TASK TO COMPLETE →
Restate the full listing word for word and leave the pictures out.

— START SUPPLIED MATERIAL —

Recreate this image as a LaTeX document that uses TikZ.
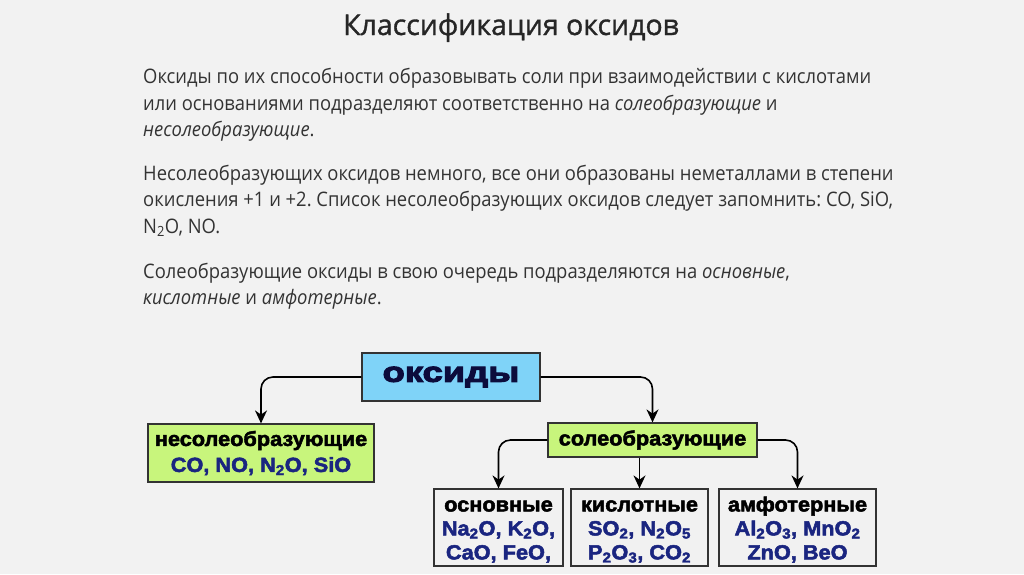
\documentclass[tikz,border=0pt]{standalone}
\usepackage{fontspec}
\setmainfont{Open Sans}[FakeStretch=0.92]
\newfontfamily\titlefont{Open Sans}[FakeBold=1.2]
\newfontfamily\boxfont{Liberation Sans}[FakeStretch=1.06,FakeBold=2.4]
\newfontfamily\blackfont{Liberation Sans}[FakeStretch=1.3,FakeBold=4]
\usepackage{xcolor}
\usetikzlibrary{positioning,arrows.meta}
\definecolor{bgc}{HTML}{F2F2F2}
\definecolor{txtc}{HTML}{333333}
\definecolor{navy}{HTML}{1A2580}
\definecolor{inkc}{HTML}{0C0C3C}
\definecolor{skyc}{HTML}{7FD3F8}
\definecolor{limec}{HTML}{C8F57C}
\definecolor{grayc}{HTML}{F1F1F1}
\tikzset{
  para/.style={anchor=base west,inner sep=0pt,text=txtc,font=\fontsize{20}{24}\selectfont},
  tbox/.style={draw=black!80,line width=1.2pt,align=center,inner sep=0pt,font=\boxfont\bfseries},
  link/.style={->,line width=1.6pt,rounded corners=12pt}
}
\frenchspacing
\begin{document}
\begin{tikzpicture}[x=1pt,y=-1pt,>={Stealth[length=13pt,width=12pt]}]
  % фон
  \fill[bgc] (0,0) rectangle (1024,574);
  \node[anchor=base,inner sep=0pt,text=black!85,font=\titlefont\fontsize{28.5}{30}\selectfont] (title) at (511,35) {Классификация оксидов};
  % текст
  \node[para] (p1a) at (143,83) {Оксиды по их способности образовывать соли при взаимодействии с кислотами};
  \node[para] (p1b) at (143,110) {или основаниями подразделяют соответственно на \textit{солеобразующие} и};
  \node[para] (p1c) at (143,136) {\textit{несолеобразующие}.};
  \node[para] (p2a) at (143,180) {Несолеобразующих оксидов немного, все они образованы неметаллами в степени};
  \node[para] (p2b) at (143,206) {окисления +1 и +2. Список несолеобразующих оксидов следует запомнить: CO, SiO,};
  \node[para] (p2c) at (143,233) {N\textsubscript{2}O, NO.};
  \node[para] (p3a) at (143,278) {Солеобразующие оксиды в свою очередь подразделяются на \textit{основные},};
  \node[para] (p3b) at (143,304) {\textit{кислотные} и \textit{амфотерные}.};
  % схема
  \node[tbox,fill=skyc,minimum width=178,minimum height=48,text=inkc,font=\blackfont\bfseries\fontsize{28}{28}\selectfont] (oxides) at (451,377) {оксиды};
  \node[tbox,fill=limec,minimum width=226,minimum height=58,font=\boxfont\bfseries\fontsize{20.5}{26}\selectfont] (nonsalt) at (261,453)
    {несолеобразующие\\ \color{navy}CO, NO, N\textsubscript{2}O, SiO};
  \node[tbox,fill=limec,minimum width=209,minimum height=34,font=\boxfont\bfseries\fontsize{20.5}{22}\selectfont] (salt) at (652.5,440) {солеобразующие};
  \node[tbox,fill=grayc,minimum width=129,minimum height=77,font=\boxfont\bfseries\fontsize{20.5}{24}\selectfont] (basic) at (498.5,527.5)
    {\rule{0pt}{19pt}основные\\ \color{navy}Na\textsubscript{2}O, K\textsubscript{2}O,\\ \color{navy}CaO, FeO,};
  \node[tbox,fill=grayc,minimum width=137,minimum height=77,font=\boxfont\bfseries\fontsize{20.5}{24}\selectfont] (acid) at (639.5,527.5)
    {\rule{0pt}{19pt}кислотные\\ \color{navy}SO\textsubscript{2}, N\textsubscript{2}O\textsubscript{5}\\ \color{navy}P\textsubscript{2}O\textsubscript{3}, CO\textsubscript{2}};
  \node[tbox,fill=grayc,minimum width=157,minimum height=77,font=\boxfont\bfseries\fontsize{20.5}{24}\selectfont] (amph) at (797.5,527.5)
    {\rule{0pt}{19pt}амфотерные\\ \color{navy}Al\textsubscript{2}O\textsubscript{3}, MnO\textsubscript{2}\\ \color{navy}ZnO, BeO};
  % стрелки
  \draw[link] (oxides.west) -| (nonsalt.north);
  \draw[link] (oxides.east) -| (salt.north);
  \draw[link] (salt.west) -| (basic.north);
  \draw[link] (salt.south -| acid.north) -- (acid.north);
  \draw[link] (salt.east) -| (amph.north);
\end{tikzpicture}
\end{document}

— END SUPPLIED MATERIAL —

TASK RESULT →
Recreate this image as a LaTeX document that uses TikZ.
\documentclass[tikz,border=0pt]{standalone}
\usepackage{fontspec}
\setmainfont{Open Sans}[FakeStretch=0.92]
\newfontfamily\titlefont{Open Sans}[FakeBold=1.2]
\newfontfamily\boxfont{Liberation Sans}[FakeStretch=1.06,FakeBold=2.4]
\newfontfamily\blackfont{Liberation Sans}[FakeStretch=1.3,FakeBold=4]
\usepackage{xcolor}
\usetikzlibrary{positioning,arrows.meta}
\definecolor{bgc}{HTML}{F2F2F2}
\definecolor{txtc}{HTML}{333333}
\definecolor{navy}{HTML}{1A2580}
\definecolor{inkc}{HTML}{0C0C3C}
\definecolor{skyc}{HTML}{7FD3F8}
\definecolor{limec}{HTML}{C8F57C}
\definecolor{grayc}{HTML}{F1F1F1}
\tikzset{
  para/.style={anchor=base west,inner sep=0pt,text=txtc,font=\fontsize{20}{24}\selectfont},
  tbox/.style={draw=black!80,line width=1.2pt,align=center,inner sep=0pt,font=\boxfont\bfseries},
  link/.style={->,line width=1.6pt,rounded corners=12pt}
}
\frenchspacing
\begin{document}
\begin{tikzpicture}[x=1pt,y=-1pt,>={Stealth[length=13pt,width=12pt]}]
  % фон
  \fill[bgc] (0,0) rectangle (1024,574);
  \node[anchor=base,inner sep=0pt,text=black!85,font=\titlefont\fontsize{28.5}{30}\selectfont] (title) at (511,35) {Классификация оксидов};
  % текст
  \node[para] (p1a) at (143,83) {Оксиды по их способности образовывать соли при взаимодействии с кислотами};
  \node[para] (p1b) at (143,110) {или основаниями подразделяют соответственно на \textit{солеобразующие} и};
  \node[para] (p1c) at (143,136) {\textit{несолеобразующие}.};
  \node[para] (p2a) at (143,180) {Несолеобразующих оксидов немного, все они образованы неметаллами в степени};
  \node[para] (p2b) at (143,206) {окисления +1 и +2. Список несолеобразующих оксидов следует запомнить: CO, SiO,};
  \node[para] (p2c) at (143,233) {N\textsubscript{2}O, NO.};
  \node[para] (p3a) at (143,278) {Солеобразующие оксиды в свою очередь подразделяются на \textit{основные},};
  \node[para] (p3b) at (143,304) {\textit{кислотные} и \textit{амфотерные}.};
  % схема
  \node[tbox,fill=skyc,minimum width=178,minimum height=48,text=inkc,font=\blackfont\bfseries\fontsize{28}{28}\selectfont] (oxides) at (451,377) {оксиды};
  \node[tbox,fill=limec,minimum width=226,minimum height=58,font=\boxfont\bfseries\fontsize{20.5}{26}\selectfont] (nonsalt) at (261,453)
    {несолеобразующие\\ \color{navy}CO, NO, N\textsubscript{2}O, SiO};
  \node[tbox,fill=limec,minimum width=209,minimum height=34,font=\boxfont\bfseries\fontsize{20.5}{22}\selectfont] (salt) at (652.5,440) {солеобразующие};
  \node[tbox,fill=grayc,minimum width=129,minimum height=77,font=\boxfont\bfseries\fontsize{20.5}{24}\selectfont] (basic) at (498.5,527.5)
    {\rule{0pt}{19pt}основные\\ \color{navy}Na\textsubscript{2}O, K\textsubscript{2}O,\\ \color{navy}CaO, FeO,};
  \node[tbox,fill=grayc,minimum width=137,minimum height=77,font=\boxfont\bfseries\fontsize{20.5}{24}\selectfont] (acid) at (639.5,527.5)
    {\rule{0pt}{19pt}кислотные\\ \color{navy}SO\textsubscript{2}, N\textsubscript{2}O\textsubscript{5}\\ \color{navy}P\textsubscript{2}O\textsubscript{3}, CO\textsubscript{2}};
  \node[tbox,fill=grayc,minimum width=157,minimum height=77,font=\boxfont\bfseries\fontsize{20.5}{24}\selectfont] (amph) at (797.5,527.5)
    {\rule{0pt}{19pt}амфотерные\\ \color{navy}Al\textsubscript{2}O\textsubscript{3}, MnO\textsubscript{2}\\ \color{navy}ZnO, BeO};
  % стрелки
  \draw[link] (oxides.west) -| (nonsalt.north);
  \draw[link] (oxides.east) -| (salt.north);
  \draw[link] (salt.west) -| (basic.north);
  \draw[link] (salt.south -| acid.north) -- (acid.north);
  \draw[link] (salt.east) -| (amph.north);
\end{tikzpicture}
\end{document}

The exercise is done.